Don’t give in to emotional eating. Part of not giving in is not berating yourself into stress eating more. But Part of it is also not absolving yourself of responsibility of your actions. Acknowledge the fact that you just drugged yourself out. Tell yourself that it was wrong (or bad, as the case may be). Don’t forget about it. Don’t let yourself make that instance of stress eating okay, cause it’s not.
But don’t wallow in self-pity. Resolve to do better next time. You can’t really improve unless you recognize and understand what you’ve done wrong.
So back to my frozen yogurt lunch. Do I feel guilty about it? No, but I am acutely aware that I have violated my moral codes, and I am working on changing it so that I can do better next time.
… to resist “bad” foods. I have been good, but while before I didn’t have any sort of cravings, now they assault me at every corner.
Chiefly, I really really really want pizza.

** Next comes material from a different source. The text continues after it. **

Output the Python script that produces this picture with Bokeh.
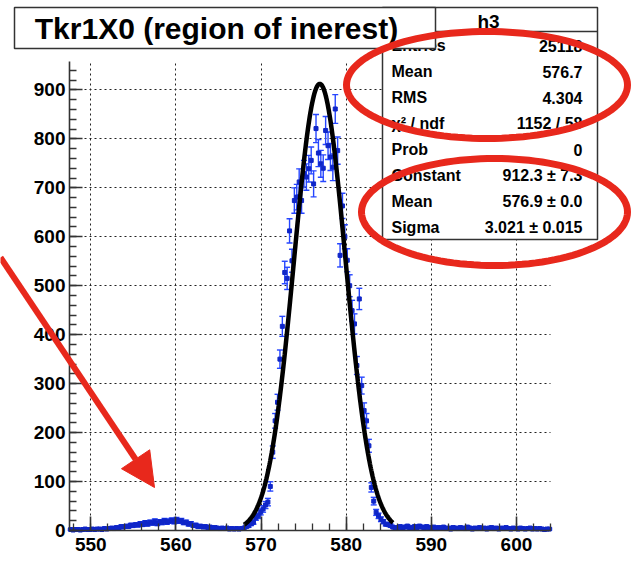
import numpy as np
from bokeh.plotting import figure
from bokeh.models import (Range1d, FixedTicker, BoxAnnotation, Label, PolyAnnotation,
                          Arrow, NormalHead, ColumnDataSource, Grid)
from bokeh.embed import file_html
from bokeh.resources import INLINE

# ---------------- data ----------------
hist_lo, hist_hi = 547.5, 604.0

left_tail = [2, 1, 2, 2, 1, 2, 3, 2, 2, 3,
             2, 3, 3, 2, 4, 3, 4, 5, 4, 6,
             5, 8, 7, 9, 8, 11, 10, 12, 11, 14,
             12, 16, 13, 17, 15, 19, 14, 18, 16, 20,
             17, 19, 21, 18, 22, 19, 20, 16, 17, 13,
             14, 10, 11, 8, 9, 7, 8, 6, 7, 5,
             6, 5, 4, 5, 4, 5, 3, 4, 3, 4,
             3, 4]
peak_counts = [5, 8, 10, 14, 17, 26, 30, 38, 44, 52,
               58, 90, 160, 224, 262, 350, 417, 527, 515, 612,
               551, 674, 681, 712, 674, 729, 722, 739, 756, 708,
               821, 771, 749, 740, 817, 786, 763, 742, 861, 776,
               562, 663, 600, 552, 500, 449, 422, 337, 473, 296,
               245, 224, 173, 88, 60, 37, 30, 23, 18, 13,
               12, 10, 7, 5]
right_tail = [6, 8, 5, 7, 9, 5, 6, 8, 6, 9,
              7, 5, 8, 6, 5, 7, 4, 6, 5, 7,
              4, 5, 3, 6, 5, 4, 6, 5, 4, 7,
              5, 3, 5, 4, 6, 4, 5, 3, 5, 6,
              4, 5, 3, 5, 4, 6, 4, 3, 5, 4,
              3, 5, 4, 3, 4, 5, 3, 4, 3, 4,
              3, 2, 3, 3]

fit_const, fit_mean, fit_sigma = 912.3, 576.9, 3.021
fit_lo, fit_hi = 568.0, 585.5

x_ticks = [550, 560, 570, 580, 590, 600]
y_ticks = [0, 100, 200, 300, 400, 500, 600, 700, 800, 900]
y_max = 958

title_text = "Tkr1X0 (region of inerest)"
hist_name = "h3"
stat_names = ["Entries", "Mean", "RMS", "\u03c7\u00b2 / ndf", "Prob", "Constant", "Mean", "Sigma"]
stat_values = ["25118", "576.7", "4.304", "1152 / 58", "0",
               "912.3 \u00b1 7.3", "576.9 \u00b1 0.0", "3.021 \u00b1 0.015"]

# ---------------- layout (pixels) ----------------
W, H = 634, 564
AX_LEFT, AX_RIGHT, AX_TOP, AX_BOTTOM = 69, 550, 61, 530   # plotting area in canvas px

sx = (AX_RIGHT - AX_LEFT) / (hist_hi - hist_lo)
sy = (AX_BOTTOM - AX_TOP) / y_max
x_start = hist_lo - AX_LEFT / sx
x_end = x_start + W / sx
y_start = 0 - (H - AX_BOTTOM) / sy
y_end = y_start + H / sy

# ---------------- derived ----------------
counts = np.array(left_tail + peak_counts + right_tail, dtype=float)
nb = len(counts)
bw = (hist_hi - hist_lo) / nb
centers = hist_lo + (np.arange(nb) + 0.5) * bw
err = np.sqrt(counts)
src = ColumnDataSource(dict(x=centers, y=counts, lo=counts - err, hi=counts + err))

fx = np.linspace(fit_lo, fit_hi, 400)
fy = fit_const * np.exp(-0.5 * ((fx - fit_mean) / fit_sigma) ** 2)

FONT = "Liberation Sans"
RED = "#e8281c"
EBAR = "#2646ff"
MARK = "#0f26c8"
AXC = "#333333"

p = figure(width=W, height=H, x_range=Range1d(x_start, x_end), y_range=Range1d(y_start, y_end),
           output_backend="svg", toolbar_location=None,
           min_border_left=0, min_border_right=0, min_border_top=0, min_border_bottom=0)
p.title.visible = False
p.outline_line_color = None
p.background_fill_color = "white"
p.border_fill_color = "white"

p.xaxis.ticker = FixedTicker(ticks=x_ticks, minor_ticks=list(range(548, 605, 2)))
p.yaxis.ticker = FixedTicker(ticks=y_ticks, minor_ticks=list(range(0, y_max, 20)))
p.xaxis.fixed_location = 0
p.yaxis.fixed_location = hist_lo
p.xaxis.bounds = (hist_lo, hist_hi)
p.yaxis.bounds = (0, y_max)
for ax in (p.xaxis[0], p.yaxis[0]):
    ax.axis_line_color = AXC
    ax.axis_line_width = 1.6
    ax.major_tick_line_color = AXC
    ax.major_tick_line_width = 1.6
    ax.minor_tick_line_color = AXC
    ax.minor_tick_line_width = 1.3
    ax.major_tick_out = 0
    ax.minor_tick_out = 0
    ax.minor_tick_in = 7
    ax.major_label_text_font = FONT
    ax.major_label_text_font_style = "bold"
    ax.major_label_text_font_size = "19px"
    ax.major_label_text_color = "black"
p.xaxis.major_tick_in = 14
p.yaxis.major_tick_in = 13
p.xaxis.major_label_standoff = 7
p.yaxis.major_label_standoff = 4

has_cross = "cross_bounds" in Grid.properties()
for g in (p.xgrid[0], p.ygrid[0]):
    g.grid_line_color = "#222222"
    g.grid_line_width = 1
    g.grid_line_dash = "2 3"
if has_cross:
    p.xgrid.cross_bounds = (0, y_max)
    p.ygrid.cross_bounds = (hist_lo, hist_hi)
else:
    p.xgrid.visible = False
    p.ygrid.visible = False
    gx = [t for t in x_ticks]
    gy = [t for t in y_ticks if t > 0]
    p.segment(x0=gx, y0=[0] * len(gx), x1=gx, y1=[y_max] * len(gx),
              line_color="#222222", line_width=1, line_dash="2 3")
    p.segment(x0=[hist_lo] * len(gy), y0=gy, x1=[hist_hi] * len(gy), y1=gy,
              line_color="#222222", line_width=1, line_dash="2 3")

# histogram points with errors
p.segment(x0="x", y0="lo", x1="x", y1="hi", source=src, line_color=EBAR, line_width=1.4)
p.scatter(x="x", y="lo", source=src, marker="dash", size=6, line_color=EBAR, line_width=1.4)
p.scatter(x="x", y="hi", source=src, marker="dash", size=6, line_color=EBAR, line_width=1.4)
p.scatter(x="x", y="y", source=src, marker="square", size=4, fill_color=MARK, line_color=MARK)

# fit curve
p.line(fx, fy, line_color="black", line_width=4.5)

# ---------------- stats box ----------------
def box(l, r, t, b, **kw):
    return BoxAnnotation(left=l, right=r, top=t, bottom=b,
                         left_units="canvas", right_units="canvas",
                         top_units="canvas", bottom_units="canvas", **kw)

def lab(x, y, text, size, align="left", baseline="middle"):
    return Label(x=x, y=y, x_units="canvas", y_units="canvas", text=text,
                 text_font=FONT, text_font_style="bold", text_font_size=size,
                 text_align=align, text_baseline=baseline, text_color="black")

p.add_layout(box(382, 597, 7, 239, fill_color="white", fill_alpha=1.0,
                 line_color=AXC, line_alpha=1.0, line_width=1.5))
p.add_layout(box(382, 597, 30.3, 31.8, fill_color=AXC, fill_alpha=1.0, line_color=None))
p.add_layout(lab(488, 21, hist_name, "19px", align="center"))
for k, (nm, vl) in enumerate(zip(stat_names, stat_values)):
    yc = 45 + 26.0 * k
    p.add_layout(lab(391, yc, nm, "16px"))
    p.add_layout(lab(582, yc, vl, "16px", align="right"))

# title box
p.add_layout(box(14, 435, 7, 48, fill_color="white", fill_alpha=1.0,
                 line_color=AXC, line_alpha=1.0, line_width=1.5))
p.add_layout(lab(216, 28, title_text, "30px", align="center"))

# red annotations
def ellipse(cx, cy, rx, ry, n=120):
    t = np.linspace(0, 2 * np.pi, n, endpoint=False)
    return list(cx + rx * np.cos(t)), list(cy + ry * np.sin(t))

for (cx, cy, rx, ry) in [(486.5, 84.5, 140.5, 53.5), (494, 211.5, 133, 53.5)]:
    xs, ys = ellipse(cx, cy, rx, ry)
    p.add_layout(PolyAnnotation(xs=xs, ys=ys, xs_units="canvas", ys_units="canvas",
                                fill_alpha=0, line_color=RED, line_alpha=1.0, line_width=7))

p.add_layout(Arrow(end=NormalHead(size=34, fill_color=RED, line_color=RED),
                   x_start=0, y_start=257, x_end=154, y_end=487,
                   start_units="canvas", end_units="canvas",
                   line_color=RED, line_width=6))

open("out.html", "w").write(file_html(p, INLINE))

I’ve been thinking about why the sudden onslaught of carb cravings, and I think part of it is due to stress/unhappiness. The past week has, as I have said, been brutal, just with the amount of stuff that I have to do. And then I went and got sick again, which has made me so upset that I’ve broken down at least three times about it. I just got better — I don’t want to be sick again. So I think that’s part of it too.

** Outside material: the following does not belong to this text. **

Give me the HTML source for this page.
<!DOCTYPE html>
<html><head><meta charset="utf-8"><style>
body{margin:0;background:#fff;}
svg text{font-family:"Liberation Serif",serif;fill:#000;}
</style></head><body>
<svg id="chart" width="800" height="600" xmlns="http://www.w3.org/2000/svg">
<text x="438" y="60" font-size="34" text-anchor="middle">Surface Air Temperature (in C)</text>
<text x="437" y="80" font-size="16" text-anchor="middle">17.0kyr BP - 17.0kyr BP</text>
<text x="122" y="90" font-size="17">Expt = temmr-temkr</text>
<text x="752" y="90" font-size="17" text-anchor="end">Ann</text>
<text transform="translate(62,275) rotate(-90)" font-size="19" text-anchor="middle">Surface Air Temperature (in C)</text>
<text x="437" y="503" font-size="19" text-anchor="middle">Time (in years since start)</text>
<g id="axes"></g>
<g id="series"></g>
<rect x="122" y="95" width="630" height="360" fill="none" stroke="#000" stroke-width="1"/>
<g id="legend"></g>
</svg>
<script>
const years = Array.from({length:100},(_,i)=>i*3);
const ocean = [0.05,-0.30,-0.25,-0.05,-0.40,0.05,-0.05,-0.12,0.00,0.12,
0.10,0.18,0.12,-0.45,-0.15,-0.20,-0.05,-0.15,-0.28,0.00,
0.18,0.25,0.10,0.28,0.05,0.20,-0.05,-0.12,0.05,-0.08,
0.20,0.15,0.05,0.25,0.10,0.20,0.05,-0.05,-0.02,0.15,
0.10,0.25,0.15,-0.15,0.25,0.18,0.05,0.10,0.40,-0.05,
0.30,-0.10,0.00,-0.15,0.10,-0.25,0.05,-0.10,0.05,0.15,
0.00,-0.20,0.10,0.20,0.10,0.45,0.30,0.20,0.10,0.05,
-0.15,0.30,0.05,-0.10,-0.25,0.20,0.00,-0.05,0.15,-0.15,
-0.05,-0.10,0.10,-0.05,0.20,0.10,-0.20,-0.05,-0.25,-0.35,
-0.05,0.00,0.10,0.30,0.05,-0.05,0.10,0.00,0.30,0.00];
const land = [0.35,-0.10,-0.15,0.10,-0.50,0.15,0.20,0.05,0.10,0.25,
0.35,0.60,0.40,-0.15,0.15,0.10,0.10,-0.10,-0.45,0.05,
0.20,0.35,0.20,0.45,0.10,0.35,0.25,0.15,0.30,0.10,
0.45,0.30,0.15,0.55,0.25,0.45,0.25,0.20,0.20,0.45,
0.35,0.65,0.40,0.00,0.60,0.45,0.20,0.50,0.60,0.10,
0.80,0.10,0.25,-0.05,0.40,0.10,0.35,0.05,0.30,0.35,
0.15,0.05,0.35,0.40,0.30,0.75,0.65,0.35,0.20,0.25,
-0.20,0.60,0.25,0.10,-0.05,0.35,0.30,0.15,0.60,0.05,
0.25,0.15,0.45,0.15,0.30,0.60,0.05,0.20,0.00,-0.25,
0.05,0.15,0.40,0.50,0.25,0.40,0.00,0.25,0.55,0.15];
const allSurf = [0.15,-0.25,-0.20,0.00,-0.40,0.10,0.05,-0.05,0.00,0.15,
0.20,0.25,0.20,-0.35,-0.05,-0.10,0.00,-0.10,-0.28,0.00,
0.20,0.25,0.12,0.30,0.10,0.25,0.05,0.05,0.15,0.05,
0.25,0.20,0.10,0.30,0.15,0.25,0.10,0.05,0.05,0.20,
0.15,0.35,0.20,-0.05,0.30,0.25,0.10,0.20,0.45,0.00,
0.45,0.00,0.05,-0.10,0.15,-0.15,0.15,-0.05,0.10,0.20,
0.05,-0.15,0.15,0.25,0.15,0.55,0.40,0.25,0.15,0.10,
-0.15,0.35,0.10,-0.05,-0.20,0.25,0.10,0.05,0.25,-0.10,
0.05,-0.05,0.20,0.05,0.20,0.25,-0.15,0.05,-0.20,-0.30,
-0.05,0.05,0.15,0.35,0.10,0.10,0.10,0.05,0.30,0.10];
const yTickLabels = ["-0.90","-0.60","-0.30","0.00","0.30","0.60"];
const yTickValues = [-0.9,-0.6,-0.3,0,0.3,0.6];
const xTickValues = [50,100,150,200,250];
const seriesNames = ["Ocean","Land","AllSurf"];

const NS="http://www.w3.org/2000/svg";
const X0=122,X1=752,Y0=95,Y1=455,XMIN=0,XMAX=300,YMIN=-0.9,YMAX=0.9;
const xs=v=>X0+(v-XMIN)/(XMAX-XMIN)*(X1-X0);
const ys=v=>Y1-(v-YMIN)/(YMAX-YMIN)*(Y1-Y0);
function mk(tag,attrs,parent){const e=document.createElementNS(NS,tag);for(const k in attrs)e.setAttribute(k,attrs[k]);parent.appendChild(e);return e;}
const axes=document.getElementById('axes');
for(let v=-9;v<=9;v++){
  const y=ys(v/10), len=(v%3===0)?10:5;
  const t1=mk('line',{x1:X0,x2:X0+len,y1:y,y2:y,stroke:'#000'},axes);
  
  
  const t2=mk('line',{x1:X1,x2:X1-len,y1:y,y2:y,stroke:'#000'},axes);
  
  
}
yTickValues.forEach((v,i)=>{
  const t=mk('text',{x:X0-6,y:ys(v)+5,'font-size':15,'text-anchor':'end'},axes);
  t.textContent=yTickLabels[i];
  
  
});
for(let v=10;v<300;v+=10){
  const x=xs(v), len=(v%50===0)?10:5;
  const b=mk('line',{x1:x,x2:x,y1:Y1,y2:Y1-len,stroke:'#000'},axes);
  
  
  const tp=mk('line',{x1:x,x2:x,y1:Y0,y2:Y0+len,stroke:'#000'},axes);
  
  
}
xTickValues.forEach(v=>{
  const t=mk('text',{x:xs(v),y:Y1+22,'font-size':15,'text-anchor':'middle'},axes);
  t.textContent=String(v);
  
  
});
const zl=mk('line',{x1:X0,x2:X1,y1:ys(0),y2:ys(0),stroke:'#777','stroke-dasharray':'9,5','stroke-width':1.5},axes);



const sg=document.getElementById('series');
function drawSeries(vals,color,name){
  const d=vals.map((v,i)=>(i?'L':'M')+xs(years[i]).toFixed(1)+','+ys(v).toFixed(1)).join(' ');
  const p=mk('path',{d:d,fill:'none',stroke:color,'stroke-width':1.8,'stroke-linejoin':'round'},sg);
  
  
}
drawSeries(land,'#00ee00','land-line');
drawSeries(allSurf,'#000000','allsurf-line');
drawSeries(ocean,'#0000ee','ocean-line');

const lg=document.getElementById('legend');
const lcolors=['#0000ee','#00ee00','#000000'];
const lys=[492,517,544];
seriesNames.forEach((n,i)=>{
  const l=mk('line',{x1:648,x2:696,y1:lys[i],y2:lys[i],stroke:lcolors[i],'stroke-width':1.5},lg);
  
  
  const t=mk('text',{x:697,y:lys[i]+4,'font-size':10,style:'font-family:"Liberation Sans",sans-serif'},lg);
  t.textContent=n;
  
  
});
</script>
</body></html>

I knew that getting back to the stress of school would be hard on my resolve, and I feel like this is just the beginning. Being sick doesn’t help, cause doing TKD definitely helps my stress levels, too. We shall see. I have stayed strong thus far and the sooner I get better, the… uh… better.
One of the things that I was able to do, though, was walk past the Dairy Queen, so I made myself a smoothie when I got home.
It does have half-and-half in it, but I have already said I have a dairy exception for smoothies. It is pretty tasty, though I wish I had thought to put the cinnamon in the blender instead of on top of the smoothie. Lessons learned, I suppose.
Due to my frustrations of being sick, I have been recommended by no less than two people I respect to start taking a multivitamin. Usually I balk at such thing, especially since I have never had a problem with my health before, but considering my change in diet and the fact that I’ve gotten sick twice in the past month, I decided to go ahead and give it a try.
I hate hate hate taking pills, so Natalie recommended that I get gummy vitamins! So here they are. Yes, they are loaded with sugar and glucose. No, they are not really paleo, but I think I will live. In fact, this is to support me living. I think it’s more likely that I’ll take them if they’re in gummy form rather than pill form, so there they are.
With that, I am going to enjoy the rest of my Friday. I got a CSS manual that I am actually looking forward to diving into, so I’m going to go do that.